Exercise material.
□ □ □ □ □ □ □
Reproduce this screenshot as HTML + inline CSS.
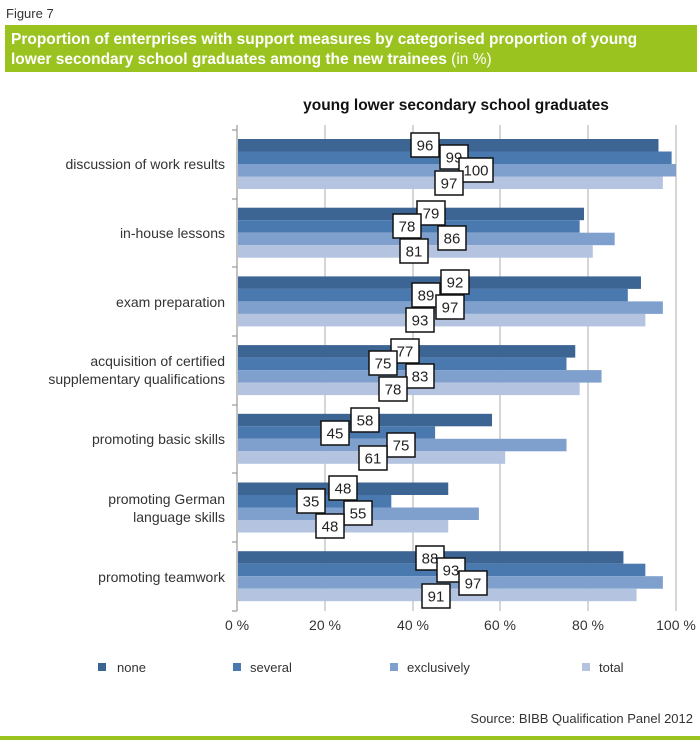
<!DOCTYPE html>
<html><head><meta charset="utf-8"><style>
body{margin:0;background:#fff;width:700px;height:747px;overflow:hidden;font-family:"Liberation Sans",sans-serif}
</style></head><body>
<svg width="700" height="747" xmlns="http://www.w3.org/2000/svg" font-family="Liberation Sans, sans-serif">
<text x="6" y="18" font-size="13" fill="#333">Figure 7</text>
<rect x="5" y="25" width="692" height="47" fill="#9bc31f"/>
<text x="11" y="44" font-size="15.5" font-weight="bold" fill="#fff">Proportion of enterprises with support measures by categorised proportion of young</text>
<text x="11" y="64" font-size="15.5" font-weight="bold" fill="#fff">lower secondary school graduates among the new trainees <tspan font-weight="normal">(in %)</tspan></text>
<text x="456" y="110" font-size="15.5" font-weight="bold" fill="#111" text-anchor="middle">young lower secondary school graduates</text>
<g stroke="#bbb" stroke-width="1.2">
<line x1="325" y1="125" x2="325" y2="611"/><line x1="413" y1="125" x2="413" y2="611"/>
<line x1="500" y1="125" x2="500" y2="611"/><line x1="588" y1="125" x2="588" y2="611"/>
<line x1="676" y1="125" x2="676" y2="611"/>
</g>
<g stroke="#999" stroke-width="1.2">
<line x1="237" y1="125" x2="237" y2="611"/>
<line x1="232" y1="130" x2="237" y2="130"/><line x1="232" y1="199" x2="237" y2="199"/>
<line x1="232" y1="267" x2="237" y2="267"/><line x1="232" y1="336" x2="237" y2="336"/>
<line x1="232" y1="405" x2="237" y2="405"/><line x1="232" y1="473" x2="237" y2="473"/>
<line x1="232" y1="542" x2="237" y2="542"/><line x1="232" y1="611" x2="237" y2="611"/>
</g>
<g id="bars"></g>
<g font-size="14" fill="#333" text-anchor="end">
<text x="225" y="169">discussion of work results</text>
<text x="225" y="238">in-house lessons</text>
<text x="225" y="307">exam preparation</text>
<text x="225" y="366">acquisition of certified</text>
<text x="225" y="384">supplementary qualifications</text>
<text x="225" y="444">promoting basic skills</text>
<text x="225" y="504">promoting German</text>
<text x="225" y="522">language skills</text>
<text x="225" y="582">promoting teamwork</text>
</g>
<g font-size="14" fill="#333" text-anchor="middle">
<text x="237" y="630">0 %</text><text x="325" y="630">20 %</text><text x="413" y="630">40 %</text>
<text x="500" y="630">60 %</text><text x="588" y="630">80 %</text><text x="676" y="630">100 %</text>
</g>
<g font-size="13" fill="#333">
<rect x="98" y="663" width="8" height="8" fill="#3d6594"/><text x="117" y="672">none</text>
<rect x="233" y="663" width="8" height="8" fill="#4a79b0"/><text x="250" y="672">several</text>
<rect x="390" y="663" width="8" height="8" fill="#7f9fcc"/><text x="407" y="672">exclusively</text>
<rect x="582" y="663" width="8" height="8" fill="#b4c3df"/><text x="599" y="672">total</text>
</g>
<text x="693" y="723" font-size="13" fill="#333" text-anchor="end">Source: BIBB Qualification Panel 2012</text>
<rect x="0" y="736" width="700" height="4" fill="#9bc31f"/>
<g id="labels"></g>
</svg>
<script>
var vals=[[96,99,100,97],[79,78,86,81],[92,89,97,93],[77,75,83,78],[58,45,75,61],[48,35,55,48],[88,93,97,91]];
var pos=[[[425,145],[454,157],[476,170],[449,183]],[[431,213],[407,226],[452,238],[414,251]],[[455,282],[426,295],[450,307],[420,320]],[[405,351],[383,363],[420,376],[393,389]],[[365,420],[335,433],[401,445],[373,458]],[[343,488],[311,501],[358,513],[330,526]],[[430,558],[451,570],[473,583],[436,596]]];
var cols=["#3d6594","#4a79b0","#7f9fcc","#b4c3df"];
var ns="http://www.w3.org/2000/svg",b=document.getElementById("bars"),l=document.getElementById("labels");
function el(t,a,p){var e=document.createElementNS(ns,t);for(var k in a)e.setAttribute(k,a[k]);p.appendChild(e);return e;}
for(var i=0;i<7;i++){var y0=130+68.7*i+9;for(var j=0;j<4;j++){
el("rect",{x:238,y:y0+12.5*j,width:vals[i][j]*4.38,height:12.5,fill:cols[j]},b);
var w=vals[i][j]>=100?34:28,p=pos[i][j];
el("rect",{x:p[0]-w/2,y:p[1]-12,width:w,height:24,fill:"#fff",stroke:"#111","stroke-width":1.5},l);
var t=el("text",{x:p[0],y:p[1]+5.5,"font-size":15,fill:"#222","text-anchor":"middle"},l);t.textContent=vals[i][j];}}
</script>
</body></html>
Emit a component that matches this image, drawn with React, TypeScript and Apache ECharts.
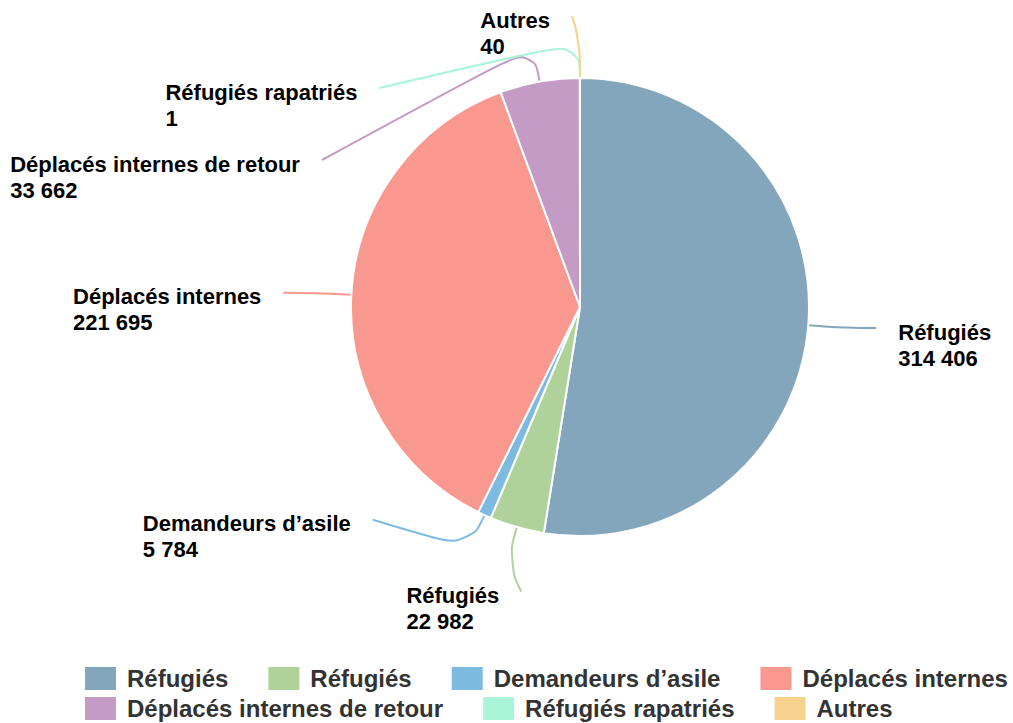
import React, { useEffect, useRef } from 'react';
import * as echarts from 'echarts';

const categories = [
  'Réfugiés',
  'Réfugiés',
  'Demandeurs d’asile',
  'Déplacés internes',
  'Déplacés internes de retour',
  'Réfugiés rapatriés',
  'Autres',
];
const values = [314406, 22982, 5784, 221695, 33662, 1, 40];
const colors = ['#84A6BD', '#AFD29B', '#7DBAE0', '#F9988E', '#C49BC5', '#AAF5D7', '#F8D28C'];

const keys = categories.map((_, i) => 'k' + i);
const FONT = '"Liberation Sans", Arial, Helvetica, sans-serif';

// pie geometry (shared by the series and the label layout)
const CX = 580;
const CY = 307;
const R = 229;
const LEN1 = 37;
const LEN2 = 31;
const LABEL_GAP = 22; // text to end of label line
const LABEL_H = 72; // vertical space reserved per label
const LABEL_TOP = 9; // label box top above the line end
const MIN_Y = 16;
const MAX_Y = 615;

function fmt(v: number): string {
  return String(v).replace(/\B(?=(\d{3})+(?!\d))/g, ' ');
}

type Pt = [number, number];
interface LabelGeo {
  left: boolean;
  angle: number;
  p0: Pt;
  p1: Pt;
  y0: number;
  y: number;
  p2: Pt;
}

function computeLabelLayout(): LabelGeo[] {
  const total = values.reduce((a, b) => a + b, 0);
  let acc = 0;
  const geo: LabelGeo[] = values.map((v) => {
    const mid = ((acc + v / 2) / total) * Math.PI * 2;
    acc += v;
    const dx = Math.sin(mid);
    const dy = -Math.cos(mid);
    const p0: Pt = [CX + R * dx, CY + R * dy];
    const p1: Pt = [CX + (R + LEN1) * dx, CY + (R + LEN1) * dy];
    return { left: dx < 0, angle: mid, p0, p1, y0: p1[1], y: p1[1], p2: [0, 0] };
  });

  [true, false].forEach((side) => {
    const list = geo
      .filter((g) => g.left === side)
      .sort((a, b) => a.y0 - b.y0 || (side ? b.angle - a.angle : a.angle - b.angle));
    // clusters of overlapping labels, centred on their natural positions
    let clusters: LabelGeo[][] = list.map((g) => [g]);
    const place = (c: LabelGeo[]) => {
      const mean = c.reduce((s, g) => s + g.y0, 0) / c.length;
      c.forEach((g, k) => (g.y = mean + (k - (c.length - 1) / 2) * LABEL_H));
    };
    clusters.forEach(place);
    let merged = true;
    while (merged) {
      merged = false;
      for (let i = 0; i + 1 < clusters.length; i++) {
        const a = clusters[i];
        const b = clusters[i + 1];
        if (a[a.length - 1].y + LABEL_H > b[0].y) {
          const c = a.concat(b);
          place(c);
          clusters.splice(i, 2, c);
          merged = true;
          break;
        }
      }
    }
    // keep inside the drawing area
    let prev = MIN_Y - LABEL_H;
    list.forEach((g) => {
      if (g.y < prev + LABEL_H) g.y = prev + LABEL_H;
      prev = g.y;
    });
    let next = MAX_Y + LABEL_H;
    for (let i = list.length - 1; i >= 0; i--) {
      const g = list[i];
      if (g.y > next - LABEL_H) g.y = next - LABEL_H;
      next = g.y;
    }
    // x on an ellipse around the pie
    const rOuter = R + LEN1 + LEN2;
    list.forEach((g) => {
      const dy = Math.abs(g.y - CY);
      let dx: number;
      if (dy < R + LEN1) dx = Math.sqrt(rOuter * rOuter - dy * dy);
      else dx = Math.max(Math.abs(g.p1[0] - CX) * 0.8, 8);
      g.p2 = [CX + (side ? -dx : dx), g.y];
    });
  });
  return geo;
}

export default function App() {
  const ref = useRef<HTMLDivElement>(null);
  useEffect(() => {
    document.body.style.margin = '0';
    const chart = echarts.init(ref.current!, undefined, { renderer: 'svg' });
    const geo = computeLabelLayout();
    const textStyle = {
      align: 'left',
      fontSize: 22,
      fontWeight: 'bold',
      lineHeight: 26,
      color: '#000',
      fontFamily: FONT,
    };
    chart.setOption({
      animation: false,
      color: colors,
      legend: {
        left: 78,
        top: 660,
        width: 1000,
        itemWidth: 33,
        itemHeight: 25,
        itemGap: 3,
        icon: 'rect',
        data: keys,
        formatter: (name: string) => categories[keys.indexOf(name)],
        textStyle: {
          fontSize: 24,
          fontWeight: 'bold',
          color: '#333',
          fontFamily: FONT,
          lineHeight: 25,
          padding: [0, 35, 0, 5],
        },
      },
      series: [
        {
          type: 'pie',
          center: [CX, CY],
          radius: R,
          startAngle: 90,
          clockwise: true,
          avoidLabelOverlap: false,
          itemStyle: { borderColor: '#fff', borderWidth: 2 },
          label: {
            show: true,
            formatter: (p: any) => `{n|${categories[p.dataIndex]}}\n{v|${fmt(p.value)}}`,
            rich: { n: textStyle, v: textStyle },
          },
          labelLine: { show: true, length: LEN1, length2: LEN2, smooth: 0.5, lineStyle: { width: 2 } },
          labelLayout: (params: any) => {
            const g = geo[params.dataIndex];
            return {
              x: g.left ? g.p2[0] - LABEL_GAP : g.p2[0] + LABEL_GAP,
              y: g.p2[1] - LABEL_TOP,
              align: g.left ? 'right' : 'left',
              verticalAlign: 'top',
              labelLinePoints: [g.p0, g.p1, g.p2],
            };
          },
          data: keys.map((k, i) => ({ name: k, value: values[i] })),
        },
      ],
    });
    return () => chart.dispose();
  }, []);
  return <div ref={ref} style={{ width: 1013, height: 723 }} />;
}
□ □ □ □ □ □ □
Set exercise.
Above are several records. Count the lines among them that contain "this" and give only the total.

Exercise answer.
2